Indeed, RFC2119 defines SHOULD NOT:

   4. SHOULD NOT   This phrase, or the phrase "NOT RECOMMENDED" mean that
      there may exist valid reasons in particular circumstances when the
      particular behavior is acceptable or even useful, but the full
      implications should be understood and the case carefully weighed
      before implementing any behavior described with this label.

And SMTP and your use case have "valid reasons" because they are "in
particular circumstances when the particular behavior is acceptable or
even useful" and "the full implications" _are_ "understood" and "the
case" has been "carefully weighed".

Even if RFC8446 said MUST NOT, we could update it, but as it is we don't
need to because it does say SHOULD NOT:

   C.4.  Client Tracking Prevention

      Clients SHOULD NOT reuse a ticket for multiple connections.  Reuse of
      a ticket allows passive observers to correlate different connections.
      Servers that issue tickets SHOULD offer at least as many tickets as
      the number of connections that a client might use; for example, a web
      browser using HTTP/1.1 [RFC7230] might open six connections to a
      server.  Servers SHOULD issue new tickets with every connection.
      This ensures that clients are always able to use a new ticket when
      creating a new connection.

and that makes very clear that the SHOULD NOT is specifically about
"Client Tracking".  And it follows that if you have an application that
doesn't find have a client tracking concern, then this SHOULD NOT should
be inapplicable.

The onus might be on us to demonstrate that there are use cases where
client tracking is a non-issue.  But it should be quite clear that there
are cases where client tracking is indeed a non-issue.
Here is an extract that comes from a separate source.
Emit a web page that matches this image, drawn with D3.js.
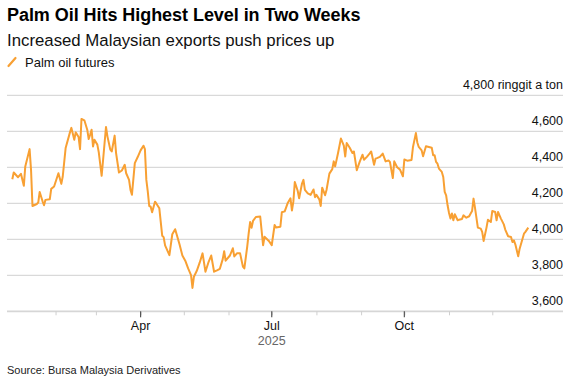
<!DOCTYPE html>
<html><head><meta charset="utf-8">
<script src="https://cdn.jsdelivr.net/npm/d3@7"></script>
<style>
html,body{margin:0;padding:0;background:#fff;}
svg{display:block;font-family:"Liberation Sans",Arial,sans-serif;}
</style></head>
<body><svg id="c" width="571" height="383"></svg>
<script>
const title = "Palm Oil Hits Highest Level in Two Weeks";
const subtitle = "Increased Malaysian exports push prices up";
const seriesName = "Palm oil futures";
const unitLabel = "ringgit a ton";
const source = "Source: Bursa Malaysia Derivatives";
const yearLabel = "2025";

const dates = ["2025-01-02","2025-01-03","2025-01-06","2025-01-08","2025-01-10","2025-01-11","2025-01-14","2025-01-15","2025-01-16","2025-01-19","2025-01-20","2025-01-21","2025-01-23","2025-01-24","2025-01-25","2025-01-28","2025-01-29","2025-01-31",
"2025-02-03","2025-02-05","2025-02-06","2025-02-08","2025-02-11","2025-02-12","2025-02-14","2025-02-15","2025-02-17","2025-02-18","2025-02-19","2025-02-21","2025-02-23","2025-02-24","2025-02-25","2025-02-26","2025-02-27","2025-02-28",
"2025-03-02","2025-03-03","2025-03-05","2025-03-06","2025-03-08","2025-03-09","2025-03-11","2025-03-12","2025-03-14","2025-03-15","2025-03-17","2025-03-19","2025-03-21","2025-03-22","2025-03-24","2025-03-25","2025-03-26","2025-03-28","2025-03-30",
"2025-04-01","2025-04-03","2025-04-04","2025-04-05","2025-04-06","2025-04-07","2025-04-08","2025-04-09","2025-04-11","2025-04-12","2025-04-14","2025-04-16","2025-04-17","2025-04-18","2025-04-21","2025-04-23","2025-04-25","2025-04-26","2025-04-28","2025-04-30",
"2025-05-02","2025-05-04","2025-05-06","2025-05-07","2025-05-08","2025-05-10","2025-05-12","2025-05-14","2025-05-16","2025-05-18","2025-05-20","2025-05-22","2025-05-24","2025-05-26","2025-05-28","2025-05-29","2025-05-30",
"2025-06-02","2025-06-04","2025-06-05","2025-06-07","2025-06-09","2025-06-11","2025-06-12","2025-06-14","2025-06-15","2025-06-16","2025-06-17","2025-06-18","2025-06-20","2025-06-23","2025-06-25","2025-06-26","2025-06-29",
"2025-07-01","2025-07-03","2025-07-04","2025-07-07","2025-07-08","2025-07-10","2025-07-12","2025-07-14","2025-07-15","2025-07-16","2025-07-17","2025-07-19","2025-07-20","2025-07-22","2025-07-23","2025-07-24","2025-07-26","2025-07-28","2025-07-30","2025-07-31",
"2025-08-01","2025-08-03","2025-08-04","2025-08-05","2025-08-07","2025-08-08","2025-08-10","2025-08-12","2025-08-13","2025-08-14","2025-08-16","2025-08-18","2025-08-20","2025-08-21","2025-08-22","2025-08-24","2025-08-26","2025-08-27","2025-08-29","2025-08-31",
"2025-09-02","2025-09-03","2025-09-05","2025-09-07","2025-09-08","2025-09-10","2025-09-11","2025-09-12","2025-09-14","2025-09-16","2025-09-18","2025-09-20","2025-09-21","2025-09-23","2025-09-24","2025-09-26","2025-09-28","2025-09-30",
"2025-10-01","2025-10-03","2025-10-06","2025-10-07","2025-10-09","2025-10-10","2025-10-11","2025-10-13","2025-10-14","2025-10-16","2025-10-18","2025-10-20","2025-10-21","2025-10-22","2025-10-23","2025-10-24","2025-10-25","2025-10-27","2025-10-28","2025-10-29","2025-10-30","2025-10-31",
"2025-11-01","2025-11-02","2025-11-03","2025-11-04","2025-11-05","2025-11-07","2025-11-08","2025-11-10","2025-11-11","2025-11-13","2025-11-15","2025-11-16","2025-11-17","2025-11-18","2025-11-19","2025-11-21","2025-11-23","2025-11-24","2025-11-25","2025-11-27","2025-11-28","2025-11-30",
"2025-12-01","2025-12-03","2025-12-04","2025-12-05","2025-12-06","2025-12-07","2025-12-09","2025-12-10","2025-12-12","2025-12-14","2025-12-15","2025-12-16","2025-12-17","2025-12-19","2025-12-20","2025-12-23","2025-12-24","2025-12-26"];

const prices = [4334,4371,4345,4364,4297,4405,4501,4386,4185,4196,4204,4263,4211,4189,4219,4222,4280,4293,
4367,4308,4349,4507,4594,4619,4553,4594,4568,4501,4669,4661,4609,4557,4581,4609,4516,4553,
4526,4483,4353,4442,4624,4572,4498,4488,4576,4479,4371,4382,4414,4367,4330,4274,4247,4423,4457,
4494,4520,4501,4330,4265,4185,4181,4150,4209,4198,4172,4020,4012,3966,3912,4028,4056,4028,3972,3910,
3881,3838,3801,3730,3792,3825,3870,3922,3820,3870,3910,3820,3827,3836,3890,3934,3881,
3910,3950,3905,3923,3923,3848,3838,3960,4033,4096,4064,4102,4124,4126,3967,4014,3991,
3967,4080,4066,4070,4150,4155,4200,4228,4160,4209,4318,4270,4228,4310,4330,4274,4255,4247,4277,4234,
4247,4222,4185,4287,4245,4274,4365,4390,4433,4405,4479,4560,4520,4460,4535,4510,4479,4488,4384,4430,
4470,4442,4458,4477,4488,4414,4448,4451,4458,4476,4433,4438,4430,4340,4433,4400,4387,4350,
4443,4437,4441,4513,4590,4538,4513,4494,4461,4517,4513,4509,4467,4467,4430,4420,4393,4374,4346,4263,4244,4189,
4146,4115,4143,4106,4139,4106,4109,4113,4133,4120,4128,4143,4157,4226,4176,4065,4059,4041,3991,4065,4109,4096,
4157,4152,4106,4152,4133,4115,4083,4054,4017,4013,3985,3994,3972,3906,3948,4031,4041,4065];

const yTicks = [3600,3800,4000,4200,4400,4600,4800];
const monthTicks = ["2025-02-01","2025-03-01","2025-04-01","2025-05-01","2025-06-01","2025-07-01","2025-08-01","2025-09-01","2025-10-01","2025-11-01","2025-12-01"];
const labelledMonths = ["2025-04-01","2025-07-01","2025-10-01"];

const parse = d3.utcParse("%Y-%m-%d");
const data = dates.map((d,i)=>({date:parse(d), value:prices[i]}));

const svg = d3.select("#c");
const left = 7, right = 563;
const x = d3.scaleUtc().domain(d3.extent(data,d=>d.date)).range([12.3, 528.3]);
const y = d3.scaleLinear().domain([3600,4800]).range([311.3, 95.3]);

// Title block
svg.append("text").attr("x",7).attr("y",21).attr("font-size",18).attr("font-weight","bold")
  .attr("letter-spacing","-0.05").attr("fill","#000").text(title);
svg.append("text").attr("x",7).attr("y",45.5).attr("font-size",16.8).attr("fill","#111").text(subtitle);
// legend
svg.append("line").attr("x1",8.5).attr("y1",66).attr("x2",15.5).attr("y2",58)
  .attr("stroke","#f8a033").attr("stroke-width",2.2).attr("stroke-linecap","round");
svg.append("text").attr("x",25).attr("y",67).attr("font-size",13).attr("fill","#111").text(seriesName);

// gridlines
const grid = svg.append("g");
yTicks.filter(v=>v>3600).forEach(v=>{
  grid.append("line").attr("x1",left).attr("x2",right).attr("y1",y(v)).attr("y2",y(v))
    .attr("stroke","#d9d9d9").attr("stroke-width",1.2);
});
// y labels
const fmt = d3.format(",");
yTicks.forEach(v=>{
  svg.append("text").attr("x",right).attr("y",y(v)-6).attr("text-anchor","end")
    .attr("font-size",12.5).attr("fill","#111")
    .text(v===4800 ? fmt(v)+" "+unitLabel : fmt(v));
});

// x axis
svg.append("line").attr("x1",left).attr("x2",right).attr("y1",y(3600)).attr("y2",y(3600))
  .attr("stroke","#d6d6d6").attr("stroke-width",1.8);
const xAxis = d3.axisBottom(x).tickValues(monthTicks.map(parse)).tickSize(4).tickFormat("");
const gx = svg.append("g").attr("transform",`translate(0,${y(3600)})`).call(xAxis);
gx.select(".domain").remove();
gx.selectAll(".tick line").attr("stroke","#cfcfcf").attr("stroke-width",1);
const majors = labelledMonths.map(parse);
majors.forEach(d=>{
  svg.append("line").attr("x1",x(d)).attr("x2",x(d)).attr("y1",y(3600)).attr("y2",y(3600)+6)
    .attr("stroke","#555").attr("stroke-width",1.2);
  svg.append("text").attr("x",x(d)).attr("y",329.5).attr("text-anchor","middle")
    .attr("font-size",12.5).attr("fill","#111").text(d3.utcFormat("%b")(d));
});
svg.append("text").attr("x",x(majors[1])).attr("y",345).attr("text-anchor","middle")
  .attr("font-size",12.5).attr("fill","#666").text(yearLabel);

// line
svg.append("path").datum(data)
  .attr("d", d3.line().x(d=>x(d.date)).y(d=>y(d.value)).curve(d3.curveLinear))
  .attr("fill","none").attr("stroke","#f8a033").attr("stroke-width",2)
  .attr("stroke-linejoin","round");

// source
svg.append("text").attr("x",7).attr("y",374).attr("font-size",11).attr("fill","#222").text(source);
</script></body></html>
Now, maybe one might want to say that this is like PFS: we want to
always require PFS (and we do!), so we should always require session
ticket non-reuse.  That would require an update to RFC8446.  Note that
the issues with RSA key transport and the client tracking issues are
vastly different, and that's almost certainly why PFS became a hard
requirement while ticket non-reuse was only made a SHOULD NOT.